Vide section 174 (1) of the Central Goods & Services Act, 2017, on and from the date of commencement of the CGST Act i.e. with effect from 01 July 2017, the Central Excise Act, 1944 has been repealed except as respects goods included in entry 84 of the Union List of the Seventh Schedule to the Constitution. Therefore, levy of the NCCD continues post GST on the specified goods and incidence being on manufacture, it did not actually call for imposition of excise duty on the specified goods. In terms of section 136 of the Finance Act, supra , chapter II on "Levy & collection” of the Central Excise Act, 1944 is applicable for the purpose of computation of NCCD. Accordingly, in terms of the section 4 or 4A of the Central Excise Act, 1944 as the case may be, NCCD is calculated ad-valorem on the transaction value or the Retail Sale Price less abatement respectively to be paid to the Government.

It should be carefully noted that the value adopted for the purpose of computation of NCCD is not the value for the purpose of determination of the GST which is governed by the chapter III of the CGST Act, 2017 & corresponding State & UT Acts i.e. Levy & Collection of Tax. In terms of section 9 of the CGST Act, there shall be levied a tax called the central goods and services tax on all intra-State supplies of goods or services on the value determined under section 15 of the CGST Act. Therefore, there is every likelihood that the value adopted for computation of the NCCD may be adopted for determination of the GST as well as compensation cess in oblivion that value as per section 15 of the CGST Act is required to be adopted.

I beg to oversimplify the value of supply in terms of section 15 as per the equation stated below where supplier & recipient are not related & price is the sole consideration. In terms of the proviso to sub section 2 of section 8 of the Goods & Services Tax (Compensation to states Act), 2017, where cess is chargeable ad-valorem, value shall be determined in terms of section 15 of the CGST Act, 2017. Hence -

Value of supply 1 = Transaction value

1: Value of supply to include any taxes, duties, cesses, fees and charges levied under any law for the time being in force other than the CGST Act, the SGST Act, the UTGST Act & the Goods and Services Tax (Compensation to States) Act, if charged separately.

Let us determine transaction value as per section 4A of the Central Excise Act, 1944 for the goods falling under CETH 2403 99 90 i.e. "Pan Masala Containing Tobacco”;

Computation of NCCD

-Let there be a Retail Sale Price (RSP) of Rs.20/- per pouch.;

-There is a pack of 5 pieces of pouch (Rs.20x5)=Rs.100;

- Rate of abatement 55% as per Notification No. 49/2008 CE(NT);

- Transaction value as per section 4A is Rs.45/- [Rs.100- (Rs.100x55%]
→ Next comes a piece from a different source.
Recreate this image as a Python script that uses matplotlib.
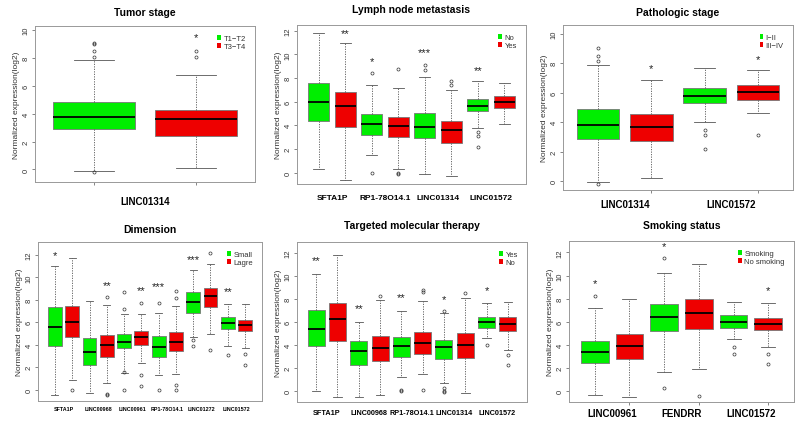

- Rate of NCCD on Pan Masala = 25%; as amended vide Finance Bill, 2020 with effect from 01.02.2020

- NCCD payable=Rs.11.25 i.e. Rs.11 [Rs.45x25%]

Computation of GST, Compensation Cess & Excise

- Value of Pan Masala (not RSP) per pouch is Rs. 12/- hence a pack of 5 cost Rs. 60/-.

- NCCD is Rs. 11/- (see above)

- Value of supply as per section 15 = Rs.71/-

[Value of supply Rs.60/- (Rs12*5 Nos.) + Rs.11 NCCD].

- Rate of GST 28%

- Total GST @ 28% on Rs.71/- = Rs.19.88 i.e. Rs.20/-

- GST if NCCD not included i.e. charged separately =16.8 i.e. Rs.17/- [Rs.60*28%]

- Compensation Cess @ 204% on 71/- Rs.144.84% i.e.Rs.145

- Compensation Cess @ 204% on 60/- Rs.122.4 i.e. Rs.122

[NCCD is charged separately]

- Rate of excise duty 0.5%

- Excise duty is Rs. 0.30 [Rs.60*0.5%]

It can be seen in the above example that for every supply of a pack containing 5 pieces of pouch by the manufacturer-Taxpayers, there is a short payment of GST to the tune of Rs.3.00 which is to the extent of amount of NCCD charged separately (not included in the value of supply) as well as short payment of Compensation Cess to the tune of Rs.23.00. Taxpayers engaged in the manufacture of goods specified in the seventh schedule to the constitution of India may ensure that the value adopted during the time of supply of the specified goods for the purpose of payment of GST & compensation Cess conforms to the section 15 of the CGST Act where NCCD is charged separately. Similarly, payment of education cess & Secondary & higher education cess may also be revisited where exemption of Central excise duty was claimed.